The Lights participated in the second edition of the USL Cup, the first edition to feature teams from both the USL Championship and League One.

Orange County SC 1-3 Las Vegas Lights FC
  Orange County SC: Dunbar
  Las Vegas Lights FC: O'Driscoll 14', Pinzón 34', Rodriguez 56' (pen.)
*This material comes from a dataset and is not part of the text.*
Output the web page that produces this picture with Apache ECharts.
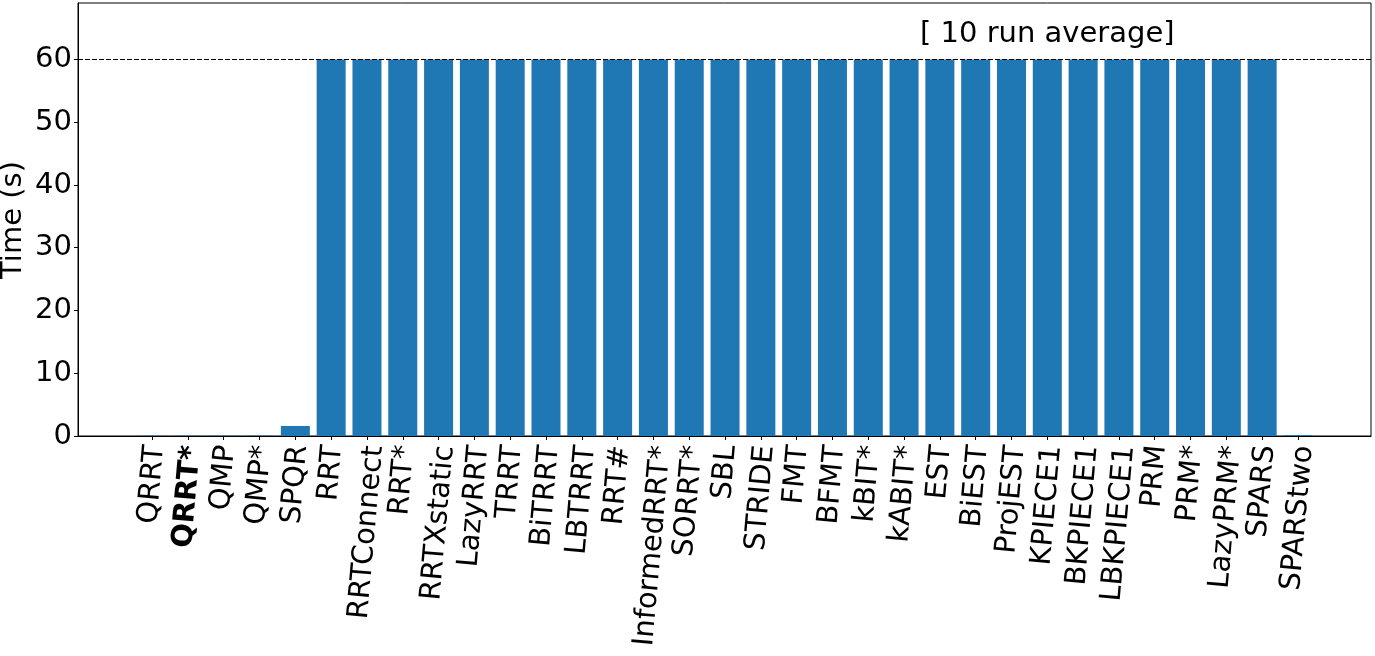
<!DOCTYPE html>
<html>
<head>
<meta charset="utf-8">
<script src="https://cdn.jsdelivr.net/npm/echarts@6/dist/echarts.min.js"></script>
<style>
html, body { margin: 0; padding: 0; background: #fff; }
#chart { width: 1375px; height: 656px; }
</style>
</head>
<body>
<div id="chart"></div>
<script>
// planners, in plot order
const planners = ['QRRT', 'QRRT*', 'QMP', 'QMP*', 'SPQR', 'RRT', 'RRTConnect', 'RRT*', 'RRTXstatic',
  'LazyRRT', 'TRRT', 'BiTRRT', 'LBTRRT', 'RRT#', 'InformedRRT*', 'SORRT*', 'SBL', 'STRIDE', 'FMT',
  'BFMT', 'kBIT*', 'kABIT*', 'EST', 'BiEST', 'ProjEST', 'KPIECE1', 'BKPIECE1', 'LBKPIECE1', 'PRM',
  'PRM*', 'LazyPRM*', 'SPARS', 'SPARStwo']
// mean solve time (s), 60 = timeout
const times = [0.05, 0.05, 0.05, 0.05, 1.6, 60, 60, 60, 60,
  60, 60, 60, 60, 60, 60, 60, 60, 60, 60,
  60, 60, 60, 60, 60, 60, 60, 60, 60, 60,
  60, 60, 60, 0.15]
const yTicks = [0, 10, 20, 30, 40, 50, 60]
const timeLimit = 60
const boldName = 'QRRT*'

const FONT = 'DejaVu Sans'
const FS = 29
const ROT = 85
const idx = planners.map((p, i) => i)

// matplotlib centres the rotated label box on the tick, echarts pins the label end to it:
// push every label sideways by half its rotated width
const ctx = document.createElement('canvas').getContext('2d')
const rich = {}
planners.forEach((p, i) => {
  const bold = p === boldName
  ctx.font = (bold ? 'bold ' : '') + FS + 'px "' + FONT + '"'
  const w = ctx.measureText(p).width
  const shift = w / 2 * Math.cos(ROT * Math.PI / 180)
  rich['l' + i] = {
    fontFamily: FONT,
    fontSize: FS,
    fontWeight: bold ? 'bold' : 'normal',
    color: '#000',
    padding: [shift * 2, 0, 0, 0]
  }
})

let chart = echarts.init(document.getElementById('chart'), null, { renderer: 'canvas' })
let option = {
  animation: false,
  title: {
    text: '[ 10 run average]',
    left: 915,
    top: 15,
    textStyle: { fontFamily: FONT, fontSize: FS, fontWeight: 'normal', color: '#000' }
  },
  // y axis title, placed by hand (axis name kept moving)
  graphic: [{
    type: 'text',
    x: 13,
    y: 220,
    rotation: Math.PI / 2,
    style: {
      text: 'Time (s)',
      fontFamily: FONT,
      fontSize: FS,
      fill: '#000',
      align: 'center',
      verticalAlign: 'middle'
    }
  }],
  grid: {
    left: 78,
    right: 4,
    top: 3,
    bottom: 220,
    outerBoundsMode: 'none',
    containLabel: false,
    show: true,
    borderColor: '#000',
    borderWidth: 1
  },
  xAxis: {
    type: 'value',
    min: -2.07,
    max: 34.04,
    splitLine: { show: false },
    axisLine: { onZero: false, lineStyle: { color: '#000', width: 1 } },
    axisTick: {
      customValues: idx,
      length: 4,
      lineStyle: { color: '#000' }
    },
    axisLabel: {
      customValues: idx,
      rotate: ROT,
      margin: 9,
      color: '#000',
      fontFamily: FONT,
      fontSize: FS,
      formatter: function (v) {
        const i = Math.round(v)
        return '{l' + i + '|' + planners[i] + '}'
      },
      rich: rich
    }
  },
  yAxis: {
    type: 'value',
    min: 0,
    max: 69,
    splitLine: { show: false },
    axisLine: { show: true, onZero: false, lineStyle: { color: '#000', width: 1 } },
    axisTick: {
      show: true,
      customValues: yTicks,
      length: 4,
      lineStyle: { color: '#000' }
    },
    axisLabel: {
      customValues: yTicks,
      margin: 6,
      color: '#000',
      fontFamily: FONT,
      fontSize: FS
    }
  },
  series: [{
    type: 'bar',
    data: times.map((t, i) => [i, t]),
    barWidth: 29,
    itemStyle: { color: '#1f77b4' },
    markLine: {
      silent: true,
      symbol: 'none',
      label: { show: false },
      lineStyle: { color: '#000', type: [5, 2], width: 1 },
      data: [{ yAxis: timeLimit }]
    }
  }]
}
chart.setOption(option)
</script>
</body>
</html>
Las Vegas Lights FC 2-1 AV Alta FC
  Las Vegas Lights FC: Pearson 4', Pickering 73'
  AV Alta FC: Blancas 47'

Sacramento Republic FC 4-0 Las Vegas Lights FC
  Sacramento Republic FC: Spaulding 36', Parano 37', Benítez 53', Cicerone 58'
Las Vegas Lights FC 2-0 Spokane Velocity FC
  Las Vegas Lights FC: Stojanovic 35' (pen.), Pickering 51'

==== US Open Cup ====

The Lights, as a member of the second division USL Championship, entered the U.S. Open Cup in the Third Round based on its performance in the 2024 USL Championship season. Drawn away against Division 3 USL League One club Chattanooga Red Wolves SC, the Lights lost in a penalty shootout.
April 16
Las Vegas Lights FC (USLC) 2-2 Chattanooga Red Wolves SC (USL1)
  Las Vegas Lights FC (USLC) : Azcona 43', Pinzón 62'
  Chattanooga Red Wolves SC (USL1): Vazquez 19', Hernández 48' (pen.)